[Math] Show that the least squares line must pass through the center of mass

least squareslinear algebraregression

My problem:

The point $(\bar x, \bar y)$ is the center of mass for the collection of points in Exercise 7. Show that the least squares line must pass through the center of mass. [Hint: Use a change of variables $z = x – \bar x$ to translate the problem so that the new independent variable has mean 0.]

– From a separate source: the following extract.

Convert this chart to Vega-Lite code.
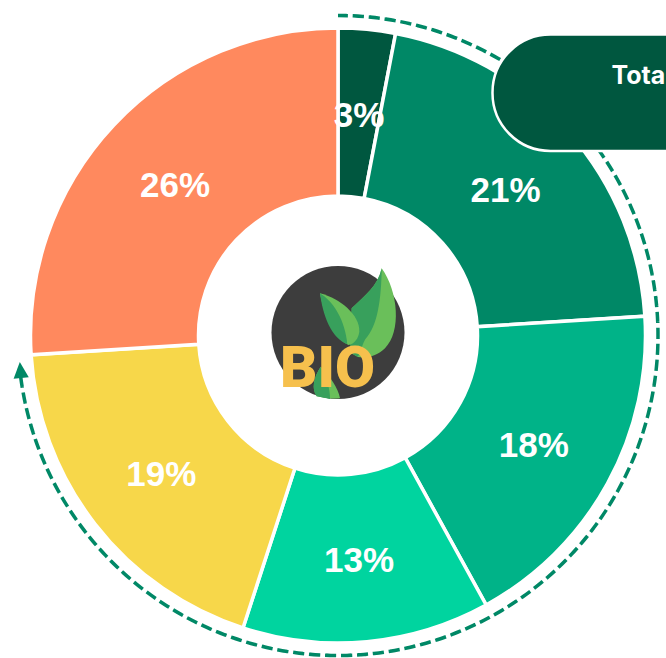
{"$schema":"https://vega.github.io/schema/vega-lite/v6.json","width":666,"height":658,"padding":0,"autosize":"none","background":"white","config":{"view":{"stroke":null}},
"datasets":{"shares":[{"i":1,"share":3,"label":"3%","name":"A"},{"i":2,"share":21,"label":"21%","name":"B"},{"i":3,"share":18,"label":"18%","name":"C"},{"i":4,"share":13,"label":"13%","name":"D"},{"i":5,"share":19,"label":"19%","name":"E"},{"i":6,"share":26,"label":"26%","name":"F"}],"guide":[{"from":0,"to":73.06}],"one":[{"k":1}],"title":[{"t":"Total"}]},
"layer":[
{"data":{"name":"guide"},"mark":{"type":"arc","radius":320,"radius2":320,"filled":false,"stroke":"#008866","strokeWidth":3.5,"strokeDash":[10,6]},"encoding":{"x":{"datum":338,"type":"quantitative","scale":{"domain":[0,666],"range":[0,666],"nice":false,"zero":false},"axis":null},"y":{"datum":335.5,"type":"quantitative","scale":{"domain":[0,658],"range":[0,658],"nice":false,"zero":false},"axis":null},"theta":{"field":"from","type":"quantitative","scale":{"domain":[0,100],"range":[0,6.283185307]}},"theta2":{"field":"to"}}},
{"data":{"name":"one"},"mark":{"type":"point","shape":"M0,-1L-.95,1L.95,1Z","filled":true,"fill":"#008866","size":256,"angle":-5,"opacity":1,"strokeWidth":0},"encoding":{"x":{"datum":20.5,"type":"quantitative"},"y":{"datum":370,"type":"quantitative"}}},
{"data":{"name":"shares"},"mark":{"type":"arc","radius":307.5,"radius2":139.5,"stroke":"white","strokeWidth":3.5},"encoding":{"x":{"datum":338,"type":"quantitative"},"y":{"datum":335.5,"type":"quantitative"},"theta":{"field":"share","type":"quantitative","stack":true},"order":{"field":"i","type":"quantitative"},"color":{"field":"name","type":"nominal","legend":null,"scale":{"domain":["A","B","C","D","E","F"],"range":["#00573f","#008866","#00b388","#00d49f","#f7d74a","#ff895e"]}}}},
{"data":{"name":"shares"},"mark":{"type":"text","radius":223.5,"fill":"white","font":"Liberation Sans","fontWeight":700,"fontSize":35,"align":"center","baseline":"middle","dy":3},"encoding":{"x":{"datum":338,"type":"quantitative"},"y":{"datum":335.5,"type":"quantitative"},"theta":{"field":"share","type":"quantitative","stack":true},"order":{"field":"i","type":"quantitative"},"detail":{"field":"name"},"text":{"field":"label"}}},
{"data":{"name":"one"},"mark":{"type":"point","shape":"circle","filled":true,"fill":"#3d3d3d","size":17689,"opacity":1,"strokeWidth":0},"encoding":{"x":{"datum":338,"type":"quantitative"},"y":{"datum":332.5,"type":"quantitative"}}},
{"data":{"name":"one"},"mark":{"type":"point","shape":"M.657,-.965C.907,-.614 .957,-.013 .707,.238C.581,.363 .431,.388 .3,.37L.18,.3L.2,.05L.205,-.363C.4,-.55 .6,-.7 .657,-.965Z","filled":true,"fill":"#6abf5a","size":17689,"opacity":1,"strokeWidth":0},"encoding":{"x":{"datum":338,"type":"quantitative"},"y":{"datum":332.5,"type":"quantitative"}}},
{"data":{"name":"one"},"mark":{"type":"point","shape":"M.657,-.965C.6,-.7 .4,-.55 .205,-.363L.18,.3L.3,.37C.35,.25 .38,.15 .41,.1C.6,-.1 .65,-.5 .657,-.965Z","filled":true,"fill":"#38a05c","size":17689,"opacity":1,"strokeWidth":0},"encoding":{"x":{"datum":338,"type":"quantitative"},"y":{"datum":332.5,"type":"quantitative"}}},
{"data":{"name":"one"},"mark":{"type":"point","shape":"M-.271,-.589C.03,-.514 .33,-.263 .32,-.013C.31,.08 .25,.17 .155,.188C.03,.128 -.17,-.06 -.271,-.589Z","filled":true,"fill":"#6abf5a","size":17689,"opacity":1,"strokeWidth":0},"encoding":{"x":{"datum":338,"type":"quantitative"},"y":{"datum":332.5,"type":"quantitative"}}},
{"data":{"name":"one"},"mark":{"type":"point","shape":"M-.271,-.589C-.07,-.464 .105,-.19 .14,.178C0,.128 -.2,-.06 -.271,-.589Z","filled":true,"fill":"#38a05c","size":17689,"opacity":1,"strokeWidth":0},"encoding":{"x":{"datum":338,"type":"quantitative"},"y":{"datum":332.5,"type":"quantitative"}}},
{"data":{"name":"one"},"mark":{"type":"point","shape":"M-.26,.514C-.37,.68 -.4,.85 -.32,.96C-.15,1 .01,1 .03,.985C.0,.83 -.12,.66 -.26,.514Z","filled":true,"fill":"#6abf5a","size":17689,"opacity":1,"strokeWidth":0},"encoding":{"x":{"datum":338,"type":"quantitative"},"y":{"datum":332.5,"type":"quantitative"}}},
{"data":{"name":"one"},"mark":{"type":"point","shape":"M-.26,.514C-.37,.68 -.4,.85 -.32,.96L-.12,1C-.12,.83 -.18,.66 -.26,.514Z","filled":true,"fill":"#38a05c","size":17689,"opacity":1,"strokeWidth":0},"encoding":{"x":{"datum":338,"type":"quantitative"},"y":{"datum":332.5,"type":"quantitative"}}},
{"data":{"name":"one"},"mark":{"type":"text","text":"BIO","font":"Roboto","fontWeight":900,"fontSize":58,"fill":"#f6c04d","align":"center","baseline":"alphabetic"},"encoding":{"x":{"datum":327.5,"type":"quantitative"},"y":{"datum":387,"type":"quantitative"}}},
{"data":{"name":"one"},"mark":{"type":"rect","fill":"#00573f","stroke":"white","strokeWidth":2.5,"cornerRadius":58},"encoding":{"x":{"datum":492.5,"type":"quantitative"},"x2":{"datum":800},"y":{"datum":34.5,"type":"quantitative"},"y2":{"datum":151}}},
{"data":{"name":"title"},"mark":{"type":"text","fill":"white","font":"Inter","fontWeight":700,"fontSize":25,"align":"left","baseline":"middle"},"encoding":{"x":{"datum":611.5,"type":"quantitative"},"y":{"datum":75.5,"type":"quantitative"},"text":{"field":"t"}}}
]}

I have already solved Exercise 7:

Given a collection of points $(x_1, y_1), (x_2, y_2), \ldots, (x_n, y_n)$, let $\mathbf x = (x_1, x_2, \ldots, x_n)^T$, $\mathbf y = (y_1, y_2, \ldots, y_n)^T$, $\bar x = \frac 1n \sum_1^n x_i$, $\bar y = \frac 1n \sum_1^n y_i$ and let $y = c_0 + c_1 y$ be the linear function that gives the best least squares fit to the points. Show that if $\bar x = 0$, then $c_0 = \bar y$ and $c_1 = \frac {\mathbf x^T \mathbf y}{\mathbf x^T \mathbf x}$.

It is obvious that if $x = \bar x$ then $y = c_0 + c_1x = \bar y + 0 = \bar y$, however the hint suggests that the problem should be solved in another way.

Edit
I have found an answer. It makes use of the following theorem:

If A is an m x n matrix of rank n, the normal equations $ A^T A \mathbf x = A^T \mathbf b$ have a unique solution $ \hat {\mathbf x} = (A^TA)^{-1}A^T \mathbf b$ and $ \hat {\mathbf x} $ is the unique least squares solution of the system $ A \mathbf x = \mathbf b $.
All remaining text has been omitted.